On Thu, Mar 18, 2021 at 4:00 PM Bruce Momjian <bruce@momjian.us> wrote: > Probably because later commits might collide with shorter hashes. When > you are reporting a hash that only looks _backward_, this is not an > issue. Right, but it's extremely unlikely to happen by accident. I was suggesting that there might be a security issue. I could fairly easily make my git commit match a prefix intended to uniquely identify your git commit if I set out to do so. There are projects that might have to consider that possibility, though perhaps we're not one of them. -- Peter Geoghegan
Peter Geoghegan <pg@bowt.ie> writes: > On Thu, Mar 18, 2021 at 3:39 PM Tom Lane <tgl@sss.pgh.pa.us> wrote: >> I don't object to maintaining such a file; if it makes "git blame" >> work better, that's a huge win. However, the file as you have it >> seems rather unreadable. I'd much rather have something that includes >> the commit date and/or first line of commit message. Is there any >> flexibility in the format, or does git blame insist it be just like this? > I ended up doing it that way because I was in a hurry to see how much > it helped. I can fix it up. > We could require (but not automatically enforce) that the first line > of the commit message be included above each hash, as a comment. You > could also require reverse chronological ordering of commits. That > would make everything easy to follow. Given that the file will be added to manually, I think just having an existing format to follow will be easy enough. I'd suggest something like b5d69b7c22ee4c44b8bb99cfa0466ffaf3b5fab9 # Sun Jun 7 16:57:08 2020 -0400 # pgindent run prior to branching v13. which is easy to make from "git log" or "git show" output. (Because of the precedent of those tools, I'd rather write the commit hash before the rest of the entry.) The date is important IMO because otherwise it's quite unclear whether to add a new entry at the top or the bottom.

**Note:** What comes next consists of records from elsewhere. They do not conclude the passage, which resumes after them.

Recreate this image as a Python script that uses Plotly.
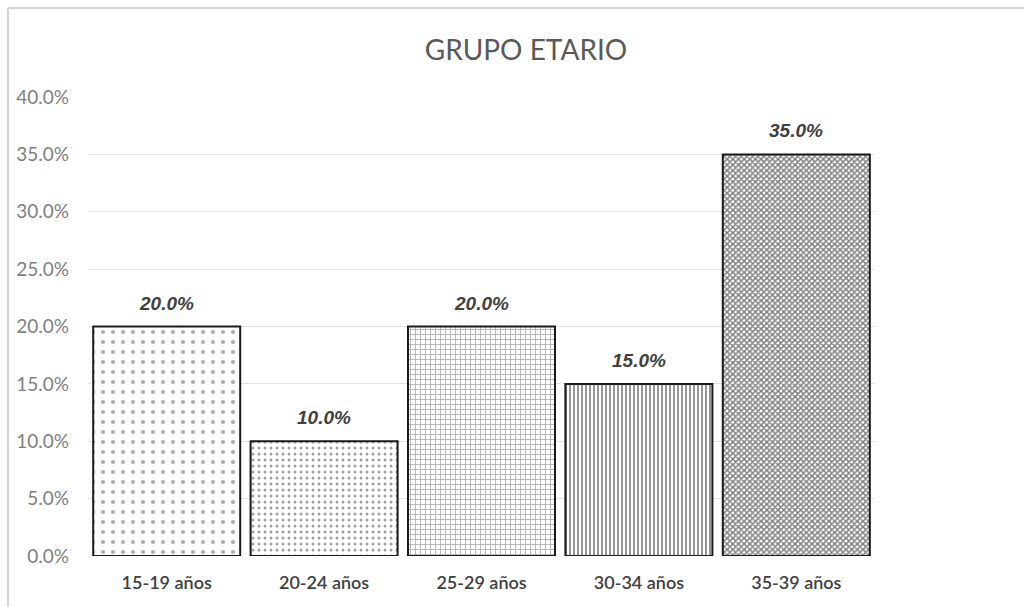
import plotly.graph_objects as go

categories = ["15-19 años", "20-24 años", "25-29 años", "30-34 años", "35-39 años"]
values = [0.20, 0.10, 0.20, 0.15, 0.35]
value_labels = ["20.0%", "10.0%", "20.0%", "15.0%", "35.0%"]
y_ticks = [0.0, 0.05, 0.10, 0.15, 0.20, 0.25, 0.30, 0.35, 0.40]
title_text = "GRUPO ETARIO"

pattern_shapes = [".", ".", "+", "|", "x"]
pattern_sizes = [10, 6, 5, 4, 4]
pattern_solidity = [0.14, 0.2, 0.3, 0.45, 0.6]
pattern_fg = ["#adadad", "#a0a0a0", "#aaaaaa", "#8a8a8a", "#7a7a7a"]

fig = go.Figure()
fig.add_trace(go.Bar(
    x=categories, y=values,
    marker=dict(
        color="white",
        line=dict(color="#1a1a1a", width=2),
        pattern=dict(shape=pattern_shapes, size=pattern_sizes,
                     solidity=pattern_solidity, fgcolor=pattern_fg,
                     bgcolor="white", fillmode="replace"),
    ),
    hoverinfo="skip",
))

for c, v, t in zip(categories, values, value_labels):
    fig.add_annotation(x=c, y=v, text=t, showarrow=False, yanchor="bottom", yshift=11,
                       font=dict(family="Liberation Sans", size=19, color="#404040",
                                 weight="bold", style="italic"))

W, H = 1024, 607
L, R, T, B = 88, 149, 97, 51
pw, ph = W - L - R, H - T - B
def px_x(x):
    return (x - L) / pw
def px_y(y):
    return (H - B - y) / ph

fig.add_shape(type="line", xref="paper", yref="paper", x0=px_x(8), x1=px_x(1024), y0=px_y(8), y1=px_y(8),
              line=dict(color="#d4d4d4", width=2))
fig.add_shape(type="line", xref="paper", yref="paper", x0=px_x(8), x1=px_x(8), y0=px_y(8), y1=px_y(607),
              line=dict(color="#d4d4d4", width=2))

fig.update_layout(
    width=W, height=H,
    margin=dict(l=L, r=R, t=T, b=B),
    paper_bgcolor="white", plot_bgcolor="white",
    bargap=0.066,
    showlegend=False,
    title=dict(text=title_text, x=526 / W, xanchor="center", y=1 - 50 / H, yanchor="middle",
               font=dict(family="Lato", size=28, color="#595959")),
    font=dict(family="Lato", color="#595959"),
    xaxis=dict(showgrid=False, showline=False, ticks="",
               tickfont=dict(family="Lato", size=18, color="#404040", weight=600),
               ticklabelstandoff=14),
    yaxis=dict(range=[0, 0.40], tickvals=y_ticks, tickformat=".1%", showgrid=True, gridcolor="#e3e3e3",
               gridwidth=1, zeroline=False, showline=False, ticks="",
               tickfont=dict(family="Lato", size=19, color="#808080"), ticklabelstandoff=18),
)

fig.write_html("out.html")
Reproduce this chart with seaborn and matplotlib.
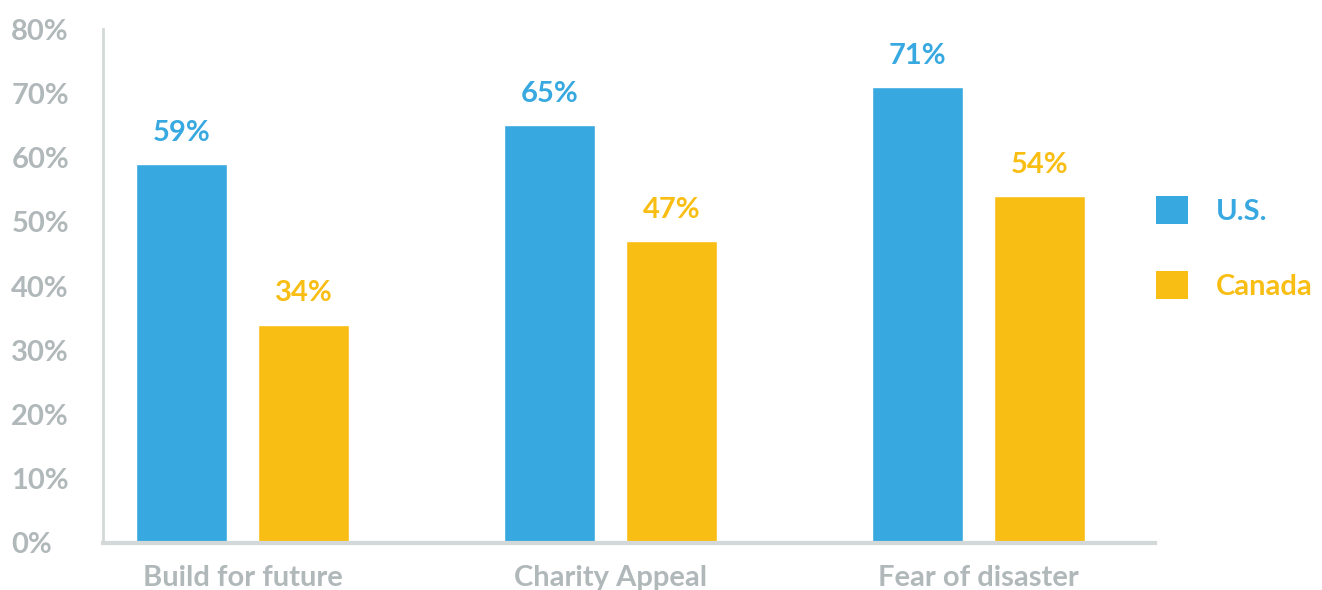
import matplotlib
matplotlib.use("Agg")
import matplotlib.pyplot as plt
import seaborn as sns
import pandas as pd
from matplotlib.patches import Patch

categories = ["Build for future", "Charity Appeal", "Fear of disaster"]
series_names = ["U.S.", "Canada"]
us_values = [59, 65, 71]
canada_values = [34, 47, 54]
y_ticks = [0, 10, 20, 30, 40, 50, 60, 70, 80]
y_tick_labels = [f"{t}%" for t in y_ticks]

BLUE = "#38a9e0"
YELLOW = "#f9be14"
GRAY = "#b1b8ba"
SPINE = "#d3d8d9"

df = pd.DataFrame({
    "category": categories * 2,
    "series": [series_names[0]] * 3 + [series_names[1]] * 3,
    "value": us_values + canada_values,
})

sns.set_theme(style="white")
plt.rcParams["font.family"] = ["Lato", "DejaVu Sans"]
plt.rcParams["font.weight"] = "bold"

fig = plt.figure(figsize=(13.22, 5.9), dpi=100)
ax = fig.add_axes([0.0779, 0.0797, 0.8737 - 0.0779, 0.9508 - 0.0797])

sns.barplot(data=df, x="category", y="value", hue="series",
            palette=[BLUE, YELLOW], width=0.663, gap=0.255,
            saturation=1, legend=False, ax=ax, errorbar=None)

for cont, col in zip(ax.containers, [BLUE, YELLOW]):
    ax.bar_label(cont, labels=[f"{v:.0f}%" for v in cont.datavalues],
                 padding=13, color=col, fontsize=21, fontweight="bold")

ax.set_xlim(-0.379, 2.48)
ax.set_ylim(0, 80)
ax.set_yticks(y_ticks)
ax.set_yticklabels(y_tick_labels)
ax.set_xlabel("")
ax.set_ylabel("")
ax.tick_params(axis="y", colors=GRAY, labelsize=21, length=0, pad=66)
ax.tick_params(axis="x", colors=GRAY, labelsize=21, length=0, pad=16)
for lab in ax.get_yticklabels() + ax.get_xticklabels():
    lab.set_fontweight("bold")
    lab.set_color(GRAY)
for lab in ax.get_yticklabels():
    lab.set_horizontalalignment("left")

ax.spines["top"].set_visible(False)
ax.spines["right"].set_visible(False)
ax.spines["left"].set_color(SPINE)
ax.spines["left"].set_linewidth(2)
ax.spines["bottom"].set_color(SPINE)
ax.spines["bottom"].set_linewidth(3)

handles = [Patch(facecolor=BLUE, edgecolor="none"), Patch(facecolor=YELLOW, edgecolor="none")]
leg = fig.legend(handles, series_names, loc="upper left",
                 bbox_to_anchor=(1144 / 1322, 1 - 184 / 590),
                 frameon=False, fontsize=21, handlelength=1.1, handleheight=1.1,
                 labelspacing=1.6, handletextpad=0.95, borderaxespad=0)
for txt, col in zip(leg.get_texts(), [BLUE, YELLOW]):
    txt.set_color(col)
    txt.set_fontweight("bold")

fig.savefig("out.png", dpi=100)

Other points: the file should be kept in src/tools/pgindent/, and it should definitely NOT have a name beginning with ".". regards, tom lane
On Thu, Mar 18, 2021 at 07:05:03PM -0400, Tom Lane wrote: > Other points: the file should be kept in src/tools/pgindent/, and > it should definitely NOT have a name beginning with ".". Well, if we want github and others to eventually honor a file, it seems .git-blame-ignore-revs at the top of the tree is the common location for this. Of course, I don't know if they will ever do that, and can move it later if needed. -- Bruce Momjian <bruce@momjian.us> https://momjian.us EDB https://enterprisedb.com If only the physical world exists, free will is an illusion.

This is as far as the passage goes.